Lozan’da kayda değer şekilde ne toprak kazancı ne de toprak kaybı olduğuna vurgu yapan TOBB Başkanı M. Rifat Hisarcıklıoğlu, “Lozan’da kaybettik denilen topraklarsa, Lozan’dan yıllar önce fiilen zaten kaybedilmişti. Mesela Ege adaları ve Batı Trakya Balkan savaşında, Irak ve Suriye 1. Dünya Savaşı’nda çoktan elden çıkmıştı. Savaştan önce yaklaşık 5 milyon kilometre olan Osmanlı Devleti Sevr Antlaşması’yla 400 bin kilometrekareye düşmüştü. Lozan’a giderken İstanbul bile işgal altındaydı, Lozan’da kurtarılmıştır” diye konuştu.
TOBB Başkanı M. Rifat Hisarcıklıoğlu, “Musul-Kerkük konusunda da Türk delegasyonu daha fazlasını yapamazdı. Zira hem buralar fiilen İngiliz hâkimiyetindeydi, hem de Ortadoğu’nun petrol alanlarına hâkim olma arzusu dünya savaşının başta gelen sebeplerinden olup, savaşın galiplerinin burayı bırakmaya niyeti yoktu. Musul’un dışarıda kalması o zamanki Meclis’te büyük tartışmalar çıkarmıştır. Ama Başvekil Rauf Orbay’ın, “İrade buyurunuz, ferman buyurunuz, harp ederiz” demesi karşısında tek kişi bile “Harp edelim” diyememiştir. Zira iki büyük harpten yorgun, bitkin ve son derece yıpranmış olarak çıkan ülkenin sanayisi ve ekonomisi neredeyse yok gibiydi. Yeni bir savaş riski göze alınmazdı” dedi.
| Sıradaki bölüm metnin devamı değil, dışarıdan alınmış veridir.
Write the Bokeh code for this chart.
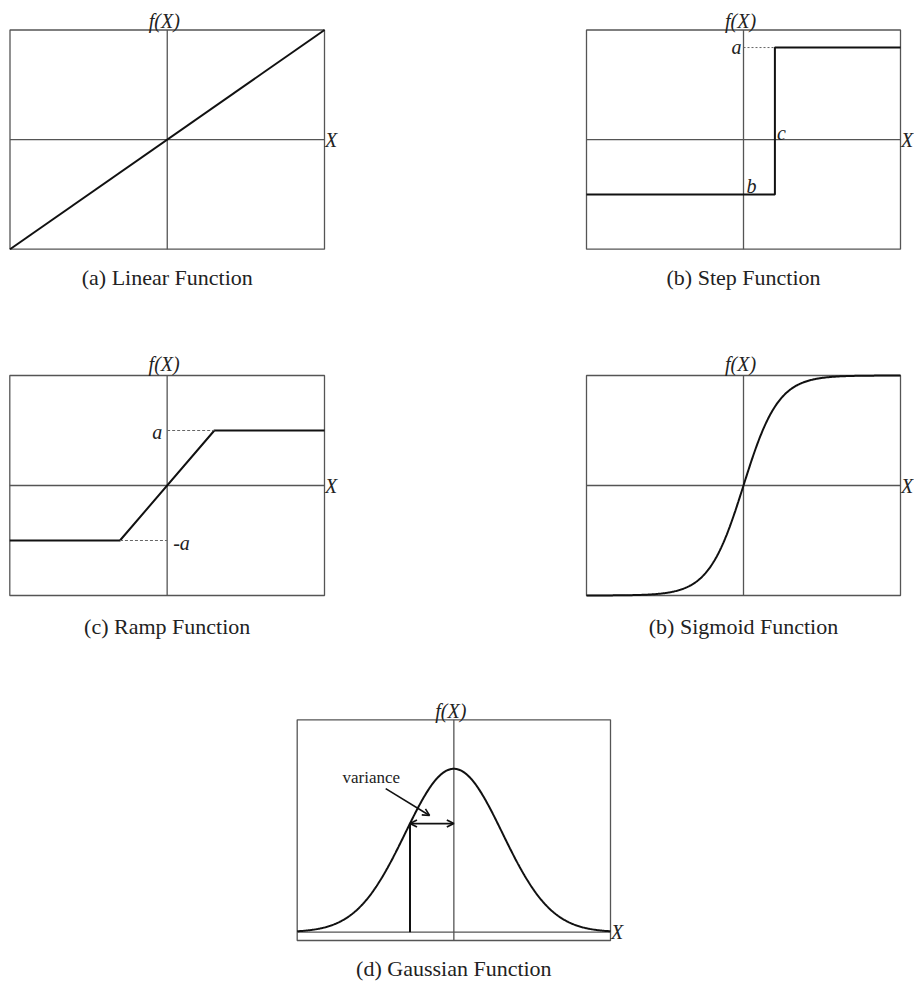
import numpy as np
from bokeh.plotting import figure
from bokeh.layouts import column, row
from bokeh.models import Range1d, Arrow, OpenHead
from bokeh.core.properties import value
from bokeh.embed import file_html
from bokeh.resources import INLINE

# ---- function parameters -------------------------------------------------
linear_x = [-1.0, 1.0]
linear_y = [-1.0, 1.0]

step_c = 0.2          # threshold position
step_a = 0.84         # upper level
step_b = -0.5         # lower level

ramp_a = 0.5          # saturation level
ramp_x = [-1.0, -0.3, 0.3, 1.0]
ramp_y = [-0.5, -0.5, 0.5, 0.5]

sigmoid_k = 4.5       # steepness of the tanh-shaped sigmoid

gauss_sigma = 0.31
variance_x = -0.28    # position of the marked spread

captions = ["(a) Linear Function", "(b) Step Function", "(c) Ramp Function",
            "(b) Sigmoid Function", "(d) Gaussian Function"]

SERIF = value("Liberation Serif")
FRAME = "#555555"
CURVE = "#111111"
INK = "#222222"


def panel(W, H, box, xlim, ylim):
    """Figure whose frame fills the canvas; box (l, t, r, b) in pixels maps to xlim/ylim."""
    l, t, r, b = box
    sx = (r - l) / (xlim[1] - xlim[0])
    sy = (b - t) / (ylim[1] - ylim[0])
    x0 = xlim[0] - l / sx
    y1 = ylim[1] + t / sy
    p = figure(width=W, height=H, output_backend="svg", toolbar_location=None,
               x_range=Range1d(x0, x0 + W / sx), y_range=Range1d(y1 - H / sy, y1),
               min_border=0, outline_line_color=None)
    p.axis.visible = False
    p.grid.visible = False
    p.background_fill_color = "white"
    p.border_fill_color = "white"
    p.quad(left=[xlim[0]], right=[xlim[1]], bottom=[ylim[0]], top=[ylim[1]],
           fill_color=None, line_color=FRAME, line_width=1.3)
    p.segment(x0=[0], y0=[ylim[0]], x1=[0], y1=[ylim[1]], line_color=FRAME, line_width=1.3)
    p.segment(x0=[xlim[0]], y0=[0], x1=[xlim[1]], y1=[0], line_color=FRAME, line_width=1.3)
    p._sx, p._sy, p._xlim, p._ylim = sx, sy, xlim, ylim
    return p


def labels(p, caption, cap_gap, fx_gap):
    sx, sy, xlim, ylim = p._sx, p._sy, p._xlim, p._ylim
    p.text(x=[-3 / sx], y=[ylim[1] + fx_gap / sy], text=["f(X)"], text_font=SERIF,
           text_font_style="italic", text_font_size="20px", text_align="center",
           text_baseline="middle", text_color=INK)
    p.text(x=[xlim[1] + 0.5 / sx], y=[0], text=["X"], text_font=SERIF,
           text_font_style="italic", text_font_size="20px", text_align="left",
           text_baseline="middle", text_color=INK)
    p.text(x=[(xlim[0] + xlim[1]) / 2], y=[ylim[0] - cap_gap / sy], text=[caption],
           text_font=SERIF, text_font_size="22px", text_align="center",
           text_baseline="middle", text_color=INK)


def note(p, x, y, txt, align, dx=0, dy=0, size="20px", style="italic"):
    p.text(x=[x + dx / p._sx], y=[y + dy / p._sy], text=[txt], text_font=SERIF,
           text_font_style=style, text_font_size=size, text_align=align,
           text_baseline="middle", text_color=INK)


# ---- (a) linear ----------------------------------------------------------
pa = panel(457, 330, (9.5, 29.5, 324, 248.7), (-1, 1), (-1, 1))
pa.line(linear_x, linear_y, line_color=CURVE, line_width=2)
labels(pa, captions[0], 28, 9.5)

# ---- (b) step ------------------------------------------------------------
pb = panel(457, 330, (129, 29.5, 443, 248.7), (-1, 1), (-1, 1))
pb.line([-1, step_c, step_c, 1], [step_b, step_b, step_a, step_a],
        line_color=CURVE, line_width=2)
pb.line([0, step_c], [step_a, step_a], line_color="#666666", line_width=1, line_dash="2 2")
note(pb, 0, step_a, "a", "right", dx=-2, dy=1)
note(pb, step_c, 0, "c", "left", dx=2, dy=7)
note(pb, 0, step_b, "b", "left", dx=3, dy=8)
labels(pb, captions[1], 28, 9.5)

# ---- (c) ramp ------------------------------------------------------------
pc = panel(457, 345, (9.3, 45, 324, 265), (-1, 1), (-1, 1))
pc.line(ramp_x, ramp_y, line_color=CURVE, line_width=2)
pc.line([0, ramp_x[2]], [ramp_a, ramp_a], line_color="#666666", line_width=1, line_dash="3 2")
pc.line([ramp_x[1], 0], [-ramp_a, -ramp_a], line_color="#666666", line_width=1, line_dash="3 2")
note(pc, 0, ramp_a, "a", "right", dx=-5, dy=-1)
note(pc, 0, -ramp_a, "-a", "left", dx=6, dy=-2)
labels(pc, captions[2], 31, 11.5)

# ---- sigmoid -------------------------------------------------------------
pd = panel(457, 345, (129, 45, 443, 265), (-1, 1), (-1, 1))
xs = np.linspace(-1, 1, 400)
pd.line(xs, np.tanh(sigmoid_k * xs), line_color=CURVE, line_width=2)
labels(pd, captions[3], 31, 11.5)

# ---- (d) gaussian --------------------------------------------------------
pe = panel(914, 308, (296.7, 44.3, 610, 265), (-1, 1), (-0.051, 1.3))
gy = np.exp(-xs ** 2 / (2 * gauss_sigma ** 2))
pe.line(xs, gy, line_color=CURVE, line_width=2)
vy = float(np.exp(-variance_x ** 2 / (2 * gauss_sigma ** 2)))
pe.segment(x0=[variance_x], y0=[0], x1=[variance_x], y1=[vy], line_color=CURVE, line_width=2)
pe.add_layout(Arrow(start=OpenHead(size=7, line_width=1.8, line_color=CURVE),
                    end=OpenHead(size=7, line_width=1.8, line_color=CURVE),
                    x_start=variance_x, y_start=vy, x_end=0, y_end=vy,
                    line_color=CURVE, line_width=1.8))
pe.add_layout(Arrow(end=OpenHead(size=7, line_width=1.6, line_color=CURVE),
                    x_start=-0.435, y_start=0.879, x_end=-0.155, y_end=0.714,
                    line_color=CURVE, line_width=1.6))
note(pe, -0.711, 0.947, "variance", "left", size="17px", style="normal")
labels(pe, captions[4], 27.5, 8.6)

layout = column(row(pa, pb), row(pc, pd), pe)
open("out.html", "w").write(file_html(layout, INLINE))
“Son 10 senede dehşetengiz travmalar, acılar, kıyımlar sonucu elindeki toprakların çoğunu yitiren bir çokuluslu imparatorluktan bağımsız bir ulus-devlet çıkarmak ilk ve esas hedefti ve Lozan’da başarılmıştır” diyen TOBB Başkanı M. Rifat Hisarcıklıoğlu, sözlerini şöyle tamamladı: “Başkomutan Mustafa Kemal, Meclis konuşmasında “Efendiler! Anadolu’da yeniden milli bir devletin kurulması milletimizin rüşt kavrayışını gösteren takdire değer bir uyanış eseri idi. Bugün hakkıyla iftihar edebileceğimiz bütün başarıların sırrı yeni Türkiye Devleti’nin yapısındadır” demiştir.
Felaketlerin içinden Milli Kurtuluş mucizesinin başarılmış olması en önemli gerçektir. O günlerin zor şartlarında başta Mustafa Kemal Atatürk olmak üzere Milli Mücadele’de canlarını ortaya koyarak bize bu vatanı kazandıran, varlığımızı borçlu olduğumuz ecdadımızı rahmetle, minnetle, saygıyla anıyoruz. Ruhları şad olsun.”